These days it seems that hardly a year goes by without Porto winning one award or another as a travel destination – for 2022 it has one the “Best City Destination” in the World Travel Awards, pipping Amsterdam, Barcelona, Berlin, Geneva, Lisbon, London, Lyon, Rome, Venice and Vienna to the prize. That is quite a list to come up against and no doubt there will be some quiet satisfaction at the Porto tourist board that Lisbon in particular got beaten as Porto never really likes to think of itself as the second city of Portugal! For a company like ours that organises events in Porto, these kinds of awards are really a confirmation of what we are constantly banging on about, that Porto now has so much to offer for tourists and corporate events alike.

Your writer arrived in Porto in 1998 (from the UK’s second city, Birmingham in fact!) and in those days it would have been laughable for Porto to even consider entering for such an award. Porto was a delightful place at the time – a bit shabby and difficult to get to – but it felt like an adventure waiting to happen for expats arriving there. At the time, there were no 5 star hotels and just a handful of 4 stars (mostly in need of a lick of paint), no low-cost airlines, the waterfront was largely undeveloped, there was no metro and not a fat lot for tourists to do other than explore the backstreets, but all this was about to change…..

One of the old trams that still winds its way round the cobbled streets of Porto.

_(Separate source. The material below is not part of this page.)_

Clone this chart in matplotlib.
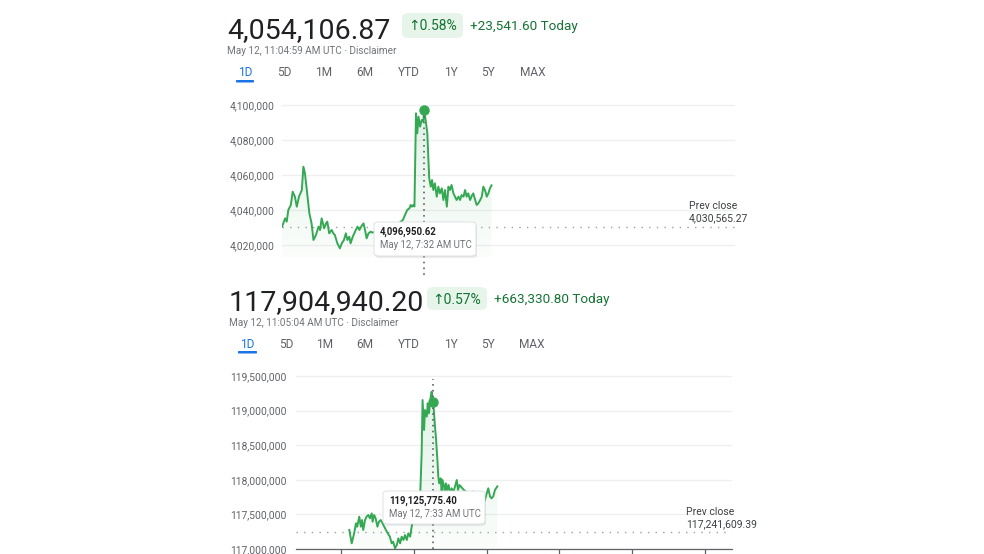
import numpy as np
import matplotlib
matplotlib.use("Agg")
import matplotlib.pyplot as plt
from matplotlib.patches import FancyBboxPatch, Polygon
from matplotlib.colors import to_rgb

plt.rcParams['font.family'] = ['Roboto', 'DejaVu Sans']

W, H = 984, 554

# ---- data (minutes since 00:00 UTC, index value) ----
top_minutes = [0, 10, 15, 20, 28, 34, 41, 47, 54, 63,
               68, 73, 80, 87, 94, 100, 108, 116, 121, 126,
               134, 140, 144, 150, 158, 163, 168, 176, 184, 190,
               197, 203, 208, 214, 218, 225, 232, 240, 246, 253,
               259, 264, 269, 275, 282, 288, 300, 320, 340, 360,
               384, 391, 398, 405, 409, 413, 417, 421, 424, 426,
               430, 434, 439, 444, 449, 452, 458, 462, 465, 468,
               473, 477, 481, 486, 492, 497, 502, 508, 513, 518,
               524, 529, 534, 539, 545, 550, 555, 561, 566, 571,
               577, 582, 587, 592, 598, 603, 608, 614, 619, 624,
               630, 635, 640, 645, 651, 656, 661, 666]
top_values = [4030470, 4035240, 4033330, 4040000, 4042860, 4050480, 4047620, 4041900, 4047620, 4051430,
              4064760, 4060950, 4049520, 4038090, 4032380, 4022860, 4025710, 4030470, 4028570, 4035240,
              4029520, 4032380, 4033330, 4026670, 4028570, 4026670, 4025710, 4020950, 4018090, 4020950,
              4022860, 4026670, 4022860, 4024760, 4020950, 4024760, 4027620, 4030470, 4028570, 4030860,
              4032380, 4028570, 4023810, 4026670, 4027620, 4027050, 4028000, 4030000, 4031000, 4030500,
              4034280, 4037140, 4040000, 4040950, 4042860, 4041900, 4042860, 4042000, 4074290, 4095240,
              4083810, 4093330, 4087620, 4091430, 4090480, 4096950.62, 4089520, 4083810, 4070480, 4058090,
              4053330, 4057140, 4051430, 4055240, 4047620, 4053330, 4049520, 4052380, 4045710, 4051430,
              4041900, 4053330, 4051430, 4054280, 4049520, 4047620, 4045710, 4047620, 4045710, 4048570,
              4047620, 4051430, 4047620, 4049520, 4045710, 4048000, 4049520, 4045710, 4042860, 4043810,
              4045710, 4047620, 4053330, 4051430, 4047620, 4049520, 4052380, 4054106.87]
top_yticks = [4020000, 4040000, 4060000, 4080000, 4100000]
top_prev_close = 4030565.27
top_marker_minute = 452
top_marker_value = 4096950.62
top_marker_label = "May 12, 7:32 AM UTC"
top_price = 4054106.87
top_pct = 0.58
top_change = 23541.60
top_stamp = "May 12, 11:04:59 AM UTC · Disclaimer"

bot_minutes = [176, 184, 192, 198, 202, 209, 214, 218, 222, 228,
               233, 239, 244, 250, 253, 258, 263, 269, 274, 280,
               283, 300, 310, 316, 321, 327, 333, 338, 344, 349,
               355, 360, 366, 371, 377, 382, 388, 401, 410, 415,
               418, 423, 426, 432, 435, 439, 445, 448, 453, 456,
               459, 462, 467, 470, 473, 478, 481, 484, 489, 492,
               495, 500, 504, 509, 514, 520, 525, 531, 535, 540,
               555, 570, 585, 600, 613, 619, 624, 630, 635, 641,
               646, 652, 657, 665]
bot_values = [117274550, 117081870, 117226380, 117370890, 117322720, 117467230, 117322720, 117419060, 117274550, 117419060,
              117467230, 117491310, 117443140, 117515400, 117394970, 117491310, 117443140, 117322720, 117394970, 117419060,
              117394970, 117250000, 117178200, 117081870, 117105960, 117009610, 117057780, 117154120, 117081870, 117178200,
              117130040, 117202290, 117130040, 117226380, 117178200, 117322720, 117467230, 117660000, 117756250, 118382460,
              119153180, 118719650, 119008670, 118912330, 119105000, 118960500, 119201350, 119273600, 119125775.40, 118960500,
              118767820, 118623300, 118286110, 118045260, 117948920, 118021180, 117828500, 117997100, 117900760, 117780330,
              117948920, 117852590, 117924840, 117804420, 117876670, 117828500, 117900760, 117997100, 117852590, 117924840,
              117850000, 117800000, 117830000, 117650000, 117611700, 117660000, 117708000, 117804000, 117877000, 117756000,
              117732000, 117766000, 117853000, 117904940.20]
bot_yticks = [117000000, 117500000, 118000000, 118500000, 119000000, 119500000]
bot_xticks = [150, 390, 630, 870, 1110, 1350]
bot_prev_close = 117241609.39
bot_marker_minute = 453
bot_marker_value = 119125775.40
bot_marker_label = "May 12, 7:33 AM UTC"
bot_price = 117904940.20
bot_pct = 0.57
bot_change = 663330.80
bot_stamp = "May 12, 11:05:04 AM UTC · Disclaimer"

tabs = ['1D', '5D', '1M', '6M', 'YTD', '1Y', '5Y', 'MAX']

assert len(top_minutes) == len(top_values)
assert len(bot_minutes) == len(bot_values)

GREEN = '#34a853'
DARK = '#202124'
GRAY = '#70757a'


def fx(x):
    return x / W


def fy(y):
    return 1 - y / H


fig = plt.figure(figsize=(W / 100, H / 100), dpi=100)
fig.patch.set_facecolor('white')


def header(x0, y_base, price, pct, change, stamp, badge, tab_y, tab_xs, ul):
    fig.text(fx(x0), fy(y_base), f'{price:,.2f}', fontsize=20.5, color=DARK, va='baseline')
    bx0, by0, bx1, by1 = badge
    fig.add_artist(FancyBboxPatch((fx(bx0), fy(by1)), fx(bx1 - bx0), (by1 - by0) / H,
                                  boxstyle='round,pad=0,rounding_size=0.008',
                                  transform=fig.transFigure, fc='#e6f4ea', ec='none'))
    cy = (by0 + by1) / 2 + 1
    fig.text(fx((bx0 + bx1) / 2), fy(cy), f'↑{pct:.2f}%', fontsize=10, color='#137333',
             ha='center', va='center', family=['Roboto', 'DejaVu Sans'])
    fig.text(fx(bx1 + 7), fy(cy), f'+{change:,.2f} Today', fontsize=9.7, color='#137333', va='center')
    fig.text(fx(x0), fy(y_base + 13), stamp, fontsize=7.2, color=GRAY, va='center')
    for i, (t, x) in enumerate(zip(tabs, tab_xs)):
        fig.text(fx(x), fy(tab_y), t, fontsize=8.6, ha='center', va='center',
                 color='#1a73e8' if i == 0 else '#5f6368')
    fig.add_artist(FancyBboxPatch((fx(ul[0]), fy(tab_y + 9.5)), fx(ul[1] - ul[0]), 2.5 / H,
                                  boxstyle='round,pad=0,rounding_size=0.001',
                                  transform=fig.transFigure, fc='#1a73e8', ec='none'))


def gradient_fill(ax, x, y, base):
    verts = [(x[0], base)] + list(zip(x, y)) + [(x[-1], base)]
    poly = Polygon(verts, closed=True, fc='none', ec='none')
    ax.add_patch(poly)
    n = 100
    rgba = np.zeros((n, 1, 4))
    rgba[..., :3] = to_rgb(GREEN)
    rgba[:, 0, 3] = np.linspace(0.15, 0.02, n)
    im = ax.imshow(rgba, aspect='auto', extent=[x[0], x[-1], base, max(y)],
                   origin='upper', zorder=1, interpolation='bilinear')
    im.set_clip_path(poly)


def tooltip(box, value, label):
    x0, y0, x1, y1 = box
    fig.add_artist(FancyBboxPatch((fx(x0 + 1), fy(y1 + 2)), fx(x1 - x0), (y1 - y0) / H,
                                  boxstyle='round,pad=0,rounding_size=0.005',
                                  transform=fig.transFigure, fc='#000000', alpha=0.08, ec='none', zorder=5))
    fig.add_artist(FancyBboxPatch((fx(x0), fy(y1)), fx(x1 - x0), (y1 - y0) / H,
                                  boxstyle='round,pad=0,rounding_size=0.005',
                                  transform=fig.transFigure, fc='white', ec='#dadce0', lw=0.6, zorder=6))
    fig.text(fx(x0 + 6), fy(y0 + 10), f'{value:,.2f}', fontsize=6.9, fontweight='bold',
             color=DARK, va='center', zorder=7)
    fig.text(fx(x0 + 6), fy(y0 + 23), label, fontsize=6.9, color=GRAY, va='center', zorder=7)


def style_axes(ax, yticks, pad):
    for s in ax.spines.values():
        s.set_visible(False)
    ax.set_facecolor('none')
    ax.set_yticks(yticks)
    ax.set_yticklabels([f'{v:,}' for v in yticks])
    ax.tick_params(axis='y', length=0, pad=pad, labelsize=7.4, labelcolor='#5f6368')
    ax.yaxis.grid(True, color='#efefef', lw=0.9)
    ax.set_axisbelow(True)


# ---------------- top chart ----------------
header(227, 38, top_price, top_pct, top_change, top_stamp, (402, 13, 463, 38), 73,
       [245, 284, 324, 365, 409, 451, 488, 533], (236, 254))

ax1 = fig.add_axes([fx(282), fy(276), fx(735 - 282), (276 - 95) / H])
style_axes(ax1, top_yticks, 5)
ax1.set_xticks([])
gradient_fill(ax1, top_minutes, top_values, 4013143)
ax1.plot(top_minutes, top_values, color=GREEN, lw=1.4, zorder=3, solid_joinstyle='round')
ax1.axhline(top_prev_close, color='#9aa0a6', lw=1.0, ls=(0, (1, 4.5)), zorder=2)
ax1.plot([top_marker_minute, top_marker_minute], [top_marker_value, 4002286],
         color='#5f6368', lw=1.2, ls=(0, (1, 2.5)), zorder=4)
ax1.plot(top_marker_minute, top_marker_value, 'o', ms=6.5, color=GREEN, zorder=5)
ax1.set_xlim(0, 1440)
ax1.set_ylim(4002286, 4105714)
fig.text(fx(689), fy(206), 'Prev close', fontsize=7.5, color='#3c4043', va='center')
fig.text(fx(689), fy(218), f'{top_prev_close:,.2f}', fontsize=7.5, color='#3c4043', va='center')
tooltip((374, 222, 476, 256), top_marker_value, top_marker_label)

# ---------------- bottom chart ----------------
header(229, 310, bot_price, bot_pct, bot_change, bot_stamp, (427, 287, 487, 310), 344,
       [247, 286, 325, 365, 409, 451, 488, 532], (238, 257))

ax2 = fig.add_axes([fx(296), fy(549), fx(732 - 296), (549 - 366) / H])
style_axes(ax2, bot_yticks, 7)
ax2.spines['bottom'].set_visible(True)
ax2.spines['bottom'].set_color('#5f6368')
ax2.spines['bottom'].set_linewidth(0.9)
ax2.set_xticks(bot_xticks)
ax2.tick_params(axis='x', length=5, width=0.9, color='#5f6368', labelbottom=False)
gradient_fill(ax2, bot_minutes, bot_values, 117000000)
ax2.plot(bot_minutes, bot_values, color=GREEN, lw=1.4, zorder=3, solid_joinstyle='round')
ax2.axhline(bot_prev_close, color='#9aa0a6', lw=1.0, ls=(0, (1, 4.5)), zorder=2)
ax2.axvline(bot_marker_minute, ymin=0, ymax=0.93, color='#5f6368', lw=1.2, ls=(0, (1, 2.5)), zorder=4)
ax2.plot(bot_marker_minute, bot_marker_value, 'o', ms=6.5, color=GREEN, zorder=5)
ax2.set_xlim(0, 1440)
ax2.set_ylim(117000000, 119644510)
fig.text(fx(686), fy(512), 'Prev close', fontsize=7.5, color='#3c4043', va='center')
fig.text(fx(686), fy(524), f'{bot_prev_close:,.2f}', fontsize=7.5, color='#3c4043', va='center')
tooltip((383, 491, 485, 524), bot_marker_value, bot_marker_label)

fig.savefig('out.png', dpi=100)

The real impetus for change was the arrival of low-cost airlines – the typical cost of a return flight to northern Europe for example dropped from around €200 to under €100 and the number of destinations flying in to Porto increased from around 20 to over 80 now. In 2021, just under 2 million foreigners visited Porto a tenfold increase over 20 years and with average expenditure around the €600 mark, that is a lot of money being sucked into the city and the tourism infrastructure has boomed to cater for all this demand, in particular new hotels.

As a DMC in Porto, where we have to organise all manner of corporate events, it has been a godsend to have so many new world class hotels to choose from, as it means that we can offer our clients a broad choice of hotels, from 150 bedroom chain hotels with all of the corporate facilities to small boutique hotels in restored historic buildings and everything in between. Because Porto started developing its tourist infrastructure much later than the other cities it trumped to this tourism award for example, it has meant that Porto has been able to learn some valuable lessons, in particular about not killing the goose that lays the golden eggs: so Porto has managed to hold on to its small city feel, by only allowing sympathetic development and wherever possible preserving original buildings and re-purposing them and it means that the city has somehow clung on to a sense of authenticity (which must be one of the main reasons it won the award!).

It is part of our job at Porto Events to bang the drum for Porto and we are of course enormously proud of what the city has to offer, making it the perfect destination for small and medium sized incentive trips and other corporate events. It is very gratifying though to see an independent organisation like the World Travel Awards so wholeheartedly agree with us!